Awareness

I have noticed that as I am making even the smallest of changes to my lifestyle or the way I eat, as I’m doing with my Simple Food project, I need to bring a lot of awareness to the process in order to make the changes successful and see the benefit of the change. Sometimes the level of awareness required is exhausting; it’s a reminder to me of why I choose minimalism as my major life philosophy.

I was musing on this and how it relates to the whole process of adapting to the gluten-free diet in the first place. When a person is newly diagnosed with celiac disease, the central difficulty of the process is  becoming hyper-aware of everything that relates to eating and food. Because of the connection between food and culture, that awareness and sensitivity begins to extend beyond food to all of these other areas of our lives. All of a sudden we’re noticing how much our social lives revolve around food, how often people are bringing treats into the office, how events with our children so often conflict with mealtimes because grabbing that burger on the way to soccer practice is no longer possible…it can feel completely overwhelming!
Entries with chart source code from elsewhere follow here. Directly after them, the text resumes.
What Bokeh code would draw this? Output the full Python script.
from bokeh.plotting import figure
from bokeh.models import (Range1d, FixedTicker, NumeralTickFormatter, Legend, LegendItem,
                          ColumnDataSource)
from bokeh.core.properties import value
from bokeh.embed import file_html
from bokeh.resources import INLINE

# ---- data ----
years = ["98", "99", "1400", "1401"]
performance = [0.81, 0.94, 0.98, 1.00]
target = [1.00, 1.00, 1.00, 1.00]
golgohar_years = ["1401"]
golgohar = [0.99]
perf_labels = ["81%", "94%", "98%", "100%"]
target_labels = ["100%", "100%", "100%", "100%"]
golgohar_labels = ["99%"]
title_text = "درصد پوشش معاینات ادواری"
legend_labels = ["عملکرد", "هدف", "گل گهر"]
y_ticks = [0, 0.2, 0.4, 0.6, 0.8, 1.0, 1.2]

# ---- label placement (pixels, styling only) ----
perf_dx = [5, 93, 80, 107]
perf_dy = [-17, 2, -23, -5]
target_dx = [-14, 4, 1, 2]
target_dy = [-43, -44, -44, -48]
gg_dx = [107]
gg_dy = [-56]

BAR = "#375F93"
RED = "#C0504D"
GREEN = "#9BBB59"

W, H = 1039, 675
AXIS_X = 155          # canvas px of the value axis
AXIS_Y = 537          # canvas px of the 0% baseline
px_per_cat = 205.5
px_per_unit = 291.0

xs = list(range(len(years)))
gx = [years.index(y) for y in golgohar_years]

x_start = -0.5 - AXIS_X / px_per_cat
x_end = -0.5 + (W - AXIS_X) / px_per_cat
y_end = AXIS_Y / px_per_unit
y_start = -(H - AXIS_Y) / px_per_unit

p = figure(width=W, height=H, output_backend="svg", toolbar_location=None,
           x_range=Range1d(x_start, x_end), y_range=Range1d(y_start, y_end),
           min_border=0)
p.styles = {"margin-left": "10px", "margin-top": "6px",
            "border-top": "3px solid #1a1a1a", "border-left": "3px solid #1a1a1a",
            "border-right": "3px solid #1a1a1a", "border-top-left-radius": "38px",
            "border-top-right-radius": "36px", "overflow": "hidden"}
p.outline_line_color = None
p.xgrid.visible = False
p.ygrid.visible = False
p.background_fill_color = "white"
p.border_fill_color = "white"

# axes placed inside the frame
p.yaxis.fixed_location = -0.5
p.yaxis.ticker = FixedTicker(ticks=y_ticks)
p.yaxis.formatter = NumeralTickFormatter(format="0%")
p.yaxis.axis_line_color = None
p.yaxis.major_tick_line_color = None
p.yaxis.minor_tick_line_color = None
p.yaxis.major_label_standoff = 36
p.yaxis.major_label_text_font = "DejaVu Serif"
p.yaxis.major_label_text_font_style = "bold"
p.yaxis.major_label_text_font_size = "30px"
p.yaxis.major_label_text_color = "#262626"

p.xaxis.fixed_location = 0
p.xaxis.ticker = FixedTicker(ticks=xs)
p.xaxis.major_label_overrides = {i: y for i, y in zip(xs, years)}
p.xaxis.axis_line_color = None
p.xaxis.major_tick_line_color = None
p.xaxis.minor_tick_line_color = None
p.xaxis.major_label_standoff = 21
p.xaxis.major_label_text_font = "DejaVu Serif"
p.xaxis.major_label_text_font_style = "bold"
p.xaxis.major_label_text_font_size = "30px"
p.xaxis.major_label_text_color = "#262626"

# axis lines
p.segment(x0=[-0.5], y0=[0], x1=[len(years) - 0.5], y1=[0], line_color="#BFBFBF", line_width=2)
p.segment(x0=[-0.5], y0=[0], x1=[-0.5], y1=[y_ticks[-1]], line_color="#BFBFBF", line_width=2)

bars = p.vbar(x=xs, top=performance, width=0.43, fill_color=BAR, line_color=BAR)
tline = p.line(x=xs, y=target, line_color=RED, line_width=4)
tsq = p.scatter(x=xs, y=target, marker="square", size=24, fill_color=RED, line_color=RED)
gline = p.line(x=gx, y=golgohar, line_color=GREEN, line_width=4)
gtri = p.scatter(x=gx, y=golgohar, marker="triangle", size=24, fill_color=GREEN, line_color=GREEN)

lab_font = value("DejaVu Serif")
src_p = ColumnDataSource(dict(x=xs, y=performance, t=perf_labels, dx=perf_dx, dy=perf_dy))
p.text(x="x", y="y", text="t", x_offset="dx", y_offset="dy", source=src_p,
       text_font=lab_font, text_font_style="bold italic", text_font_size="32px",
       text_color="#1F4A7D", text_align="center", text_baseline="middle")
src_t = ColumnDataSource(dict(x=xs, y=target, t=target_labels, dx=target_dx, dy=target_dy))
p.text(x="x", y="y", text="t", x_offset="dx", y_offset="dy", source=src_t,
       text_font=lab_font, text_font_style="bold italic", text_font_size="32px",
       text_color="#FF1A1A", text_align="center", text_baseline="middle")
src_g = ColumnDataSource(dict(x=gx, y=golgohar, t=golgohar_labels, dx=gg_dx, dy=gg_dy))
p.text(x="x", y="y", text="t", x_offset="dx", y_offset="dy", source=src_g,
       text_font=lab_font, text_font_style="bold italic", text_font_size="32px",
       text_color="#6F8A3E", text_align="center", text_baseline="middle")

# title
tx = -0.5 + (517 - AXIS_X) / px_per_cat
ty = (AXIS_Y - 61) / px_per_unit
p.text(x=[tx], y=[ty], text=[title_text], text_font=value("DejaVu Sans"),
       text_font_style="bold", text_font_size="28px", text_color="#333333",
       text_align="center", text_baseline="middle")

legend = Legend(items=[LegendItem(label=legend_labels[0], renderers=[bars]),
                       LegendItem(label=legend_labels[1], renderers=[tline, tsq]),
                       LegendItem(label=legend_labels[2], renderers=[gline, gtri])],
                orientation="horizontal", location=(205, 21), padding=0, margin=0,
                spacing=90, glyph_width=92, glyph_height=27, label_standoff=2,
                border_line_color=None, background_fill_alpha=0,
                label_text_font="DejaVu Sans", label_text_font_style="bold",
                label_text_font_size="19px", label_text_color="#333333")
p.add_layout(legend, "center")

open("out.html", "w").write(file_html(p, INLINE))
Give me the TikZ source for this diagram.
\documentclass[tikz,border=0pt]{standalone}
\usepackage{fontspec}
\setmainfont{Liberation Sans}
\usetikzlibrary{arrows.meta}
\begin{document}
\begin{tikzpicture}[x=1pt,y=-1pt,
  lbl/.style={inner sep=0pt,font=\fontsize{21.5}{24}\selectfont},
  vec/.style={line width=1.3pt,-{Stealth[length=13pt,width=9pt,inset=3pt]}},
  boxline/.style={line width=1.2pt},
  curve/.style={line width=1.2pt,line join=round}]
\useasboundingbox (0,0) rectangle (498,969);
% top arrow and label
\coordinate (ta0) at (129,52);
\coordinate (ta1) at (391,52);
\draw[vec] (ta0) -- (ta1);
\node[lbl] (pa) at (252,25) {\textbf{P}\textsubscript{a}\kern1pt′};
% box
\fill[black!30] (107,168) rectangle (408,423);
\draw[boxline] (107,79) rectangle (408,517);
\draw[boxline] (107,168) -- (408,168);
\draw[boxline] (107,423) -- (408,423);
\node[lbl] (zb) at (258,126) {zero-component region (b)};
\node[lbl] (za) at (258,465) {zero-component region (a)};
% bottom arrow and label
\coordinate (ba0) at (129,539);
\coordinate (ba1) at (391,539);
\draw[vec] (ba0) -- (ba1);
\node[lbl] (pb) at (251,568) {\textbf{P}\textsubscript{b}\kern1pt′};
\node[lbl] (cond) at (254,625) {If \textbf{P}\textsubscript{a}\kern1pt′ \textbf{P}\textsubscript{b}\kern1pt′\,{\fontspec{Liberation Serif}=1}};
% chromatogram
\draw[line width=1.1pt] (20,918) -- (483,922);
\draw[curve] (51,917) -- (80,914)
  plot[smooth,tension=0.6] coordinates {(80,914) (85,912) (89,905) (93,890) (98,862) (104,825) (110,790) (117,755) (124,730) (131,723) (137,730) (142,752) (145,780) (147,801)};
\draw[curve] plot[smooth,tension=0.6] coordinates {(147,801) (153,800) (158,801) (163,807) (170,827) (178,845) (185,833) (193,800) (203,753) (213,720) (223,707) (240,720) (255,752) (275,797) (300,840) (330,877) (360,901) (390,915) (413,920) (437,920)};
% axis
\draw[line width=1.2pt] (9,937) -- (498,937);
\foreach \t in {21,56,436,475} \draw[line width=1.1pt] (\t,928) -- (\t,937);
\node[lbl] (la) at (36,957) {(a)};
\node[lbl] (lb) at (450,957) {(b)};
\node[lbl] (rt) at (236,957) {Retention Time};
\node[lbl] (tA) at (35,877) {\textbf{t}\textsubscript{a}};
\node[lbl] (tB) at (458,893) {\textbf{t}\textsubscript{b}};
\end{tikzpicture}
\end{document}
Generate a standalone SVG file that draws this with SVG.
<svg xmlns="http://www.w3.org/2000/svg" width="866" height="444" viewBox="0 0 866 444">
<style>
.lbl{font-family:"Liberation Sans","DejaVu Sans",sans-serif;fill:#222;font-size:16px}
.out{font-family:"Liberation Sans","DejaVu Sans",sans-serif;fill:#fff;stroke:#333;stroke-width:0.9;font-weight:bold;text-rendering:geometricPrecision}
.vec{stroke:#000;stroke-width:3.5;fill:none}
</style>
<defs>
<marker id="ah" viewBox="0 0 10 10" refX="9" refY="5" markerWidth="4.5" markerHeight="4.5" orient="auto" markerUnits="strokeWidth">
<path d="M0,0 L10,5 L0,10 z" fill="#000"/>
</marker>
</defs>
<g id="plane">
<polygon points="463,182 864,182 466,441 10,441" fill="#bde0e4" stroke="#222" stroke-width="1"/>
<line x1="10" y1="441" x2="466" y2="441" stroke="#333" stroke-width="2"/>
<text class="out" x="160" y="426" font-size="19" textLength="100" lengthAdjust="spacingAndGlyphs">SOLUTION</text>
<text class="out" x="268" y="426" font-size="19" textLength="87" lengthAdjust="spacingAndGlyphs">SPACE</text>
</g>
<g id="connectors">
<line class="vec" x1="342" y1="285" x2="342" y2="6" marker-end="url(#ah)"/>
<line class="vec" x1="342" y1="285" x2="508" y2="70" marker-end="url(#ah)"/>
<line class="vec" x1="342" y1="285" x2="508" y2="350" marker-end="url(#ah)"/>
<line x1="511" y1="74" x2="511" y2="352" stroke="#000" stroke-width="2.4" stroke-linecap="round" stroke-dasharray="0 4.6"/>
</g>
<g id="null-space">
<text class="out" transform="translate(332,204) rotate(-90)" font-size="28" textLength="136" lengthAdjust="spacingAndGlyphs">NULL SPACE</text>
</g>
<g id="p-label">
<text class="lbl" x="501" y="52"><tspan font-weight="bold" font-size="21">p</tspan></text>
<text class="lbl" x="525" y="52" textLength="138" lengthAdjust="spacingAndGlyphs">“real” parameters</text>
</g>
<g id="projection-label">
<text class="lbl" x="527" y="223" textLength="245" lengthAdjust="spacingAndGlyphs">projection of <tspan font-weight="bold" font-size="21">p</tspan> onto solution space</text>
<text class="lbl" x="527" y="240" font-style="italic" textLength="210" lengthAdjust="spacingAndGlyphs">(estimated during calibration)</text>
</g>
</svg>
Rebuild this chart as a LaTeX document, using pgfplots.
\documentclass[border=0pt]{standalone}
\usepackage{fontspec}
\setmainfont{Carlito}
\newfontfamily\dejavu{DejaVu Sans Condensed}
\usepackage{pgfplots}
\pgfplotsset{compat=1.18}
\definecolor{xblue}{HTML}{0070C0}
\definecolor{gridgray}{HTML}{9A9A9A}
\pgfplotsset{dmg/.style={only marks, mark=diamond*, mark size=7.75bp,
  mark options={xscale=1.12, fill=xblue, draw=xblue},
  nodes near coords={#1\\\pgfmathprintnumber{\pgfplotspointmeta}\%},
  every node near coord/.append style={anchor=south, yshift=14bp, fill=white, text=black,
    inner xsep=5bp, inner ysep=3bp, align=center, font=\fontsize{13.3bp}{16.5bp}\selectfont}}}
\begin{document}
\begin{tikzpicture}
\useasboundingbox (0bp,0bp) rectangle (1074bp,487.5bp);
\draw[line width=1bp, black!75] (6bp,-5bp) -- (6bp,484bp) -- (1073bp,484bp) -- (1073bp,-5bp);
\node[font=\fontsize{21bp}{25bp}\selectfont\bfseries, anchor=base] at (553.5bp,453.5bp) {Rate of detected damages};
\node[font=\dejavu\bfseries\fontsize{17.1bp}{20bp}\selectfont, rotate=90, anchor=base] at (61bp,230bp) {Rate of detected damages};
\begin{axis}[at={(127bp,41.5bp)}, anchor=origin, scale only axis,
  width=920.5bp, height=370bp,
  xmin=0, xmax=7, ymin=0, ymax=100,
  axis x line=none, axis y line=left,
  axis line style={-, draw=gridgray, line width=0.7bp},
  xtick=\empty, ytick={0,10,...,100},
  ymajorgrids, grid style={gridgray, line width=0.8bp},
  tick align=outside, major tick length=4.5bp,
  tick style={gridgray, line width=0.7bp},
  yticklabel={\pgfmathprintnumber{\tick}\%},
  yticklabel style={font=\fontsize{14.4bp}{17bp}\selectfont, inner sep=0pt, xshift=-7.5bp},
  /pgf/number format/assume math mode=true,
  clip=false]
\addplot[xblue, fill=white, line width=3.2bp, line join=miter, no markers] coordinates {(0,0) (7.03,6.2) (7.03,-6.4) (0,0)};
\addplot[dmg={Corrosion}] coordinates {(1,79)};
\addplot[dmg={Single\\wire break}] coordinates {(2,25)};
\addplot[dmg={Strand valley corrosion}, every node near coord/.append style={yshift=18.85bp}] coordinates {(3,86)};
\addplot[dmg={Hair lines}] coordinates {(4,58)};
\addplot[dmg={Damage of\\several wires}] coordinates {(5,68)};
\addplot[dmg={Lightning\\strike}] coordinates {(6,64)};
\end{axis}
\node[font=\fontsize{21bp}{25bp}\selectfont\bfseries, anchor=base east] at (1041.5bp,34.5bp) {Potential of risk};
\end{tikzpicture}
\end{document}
I remain convinced that awareness is a good thing, and that this heightened awareness as a result of our diagnosis can become the catalyst for living a more intentional life. The very thing that is tearing your life apart has the potential to help you thrive. We have the opportunity (and often the necessity) of looking at everything in our lives and asking ourselves if the value that it adds is worth the effort that we are having to put in to keep it a part our lives, now that we have celiac disease to manage.

What makes a diagnosis like celiac disease feel overwhelming is that we have no choice in the matter. We cannot simply choose not to have it.

But – and please listen to me carefully, because this is the point that I am always driving at, with every post and every topic I address – we get to choose almost everything else.

No, we do not get to choose how we are feeling on any given day. We do not get to choose whether today we are going to feel amazing and end up being super productive, or whether today we will be crippled by fatigue and nausea. We do our best to control our environment enough to where we aren’t getting contaminated by gluten but sometimes, in spite of our best efforts, it’s going to happen. We cannot control all of that. We cannot control the secondary effects that we have to cope with as a result of our disease and perhaps being undiagnosed for decades.

What we can do is build our lives intentionally, with great awareness paid to what it is that we require in our best and worst moments. We can intentionally build relationships with people who are supportive and understanding of our particular challenges. We can open ourselves up to be vulnerable with these people, and in turn hold their vulnerability sacred and commit to helping each other when it is most needed. We can choose our activities carefully and build in a wide margin so that when we are having our worst days, the necessary things can still be accomplished, either by us or by someone in our close support circle. We can choose to eliminate our unnecessary possessions so that we’re not lying on our sofa in excruciating pain with piles of toys, laundry, books, and other things that we haven’t organized yet intruding onto our already overburdened psyche.

There are few things that can compound a bout of illness more than having to exist in that out of control state in an environment that feels out of control.

We also have the chance to awaken to our own thoughts and emotions and dive into what is happening within us. We have these negative emotions that surface after a diagnosis or a glutening, and we are faced with a decision about what to do with them. That is a very uncomfortable process, but again, it provides us a vehicle for awakening. Our disease provides us with moments that we can use to learn to accept ourselves more fully and to honor our own truths and struggles.

Inviting awareness into life with celiac disease strengthens our ability to bring awareness into every area of our lives, if we choose to do so.

Even if minimalism seems scary or intimidating to you, developing the level of awareness and intention that minimalists bring to the sculpting of their lives can remind you of how much control you have during a time in your life when you’ve lost so much control. This is the difference that living with intention can make, and it is revolutionary.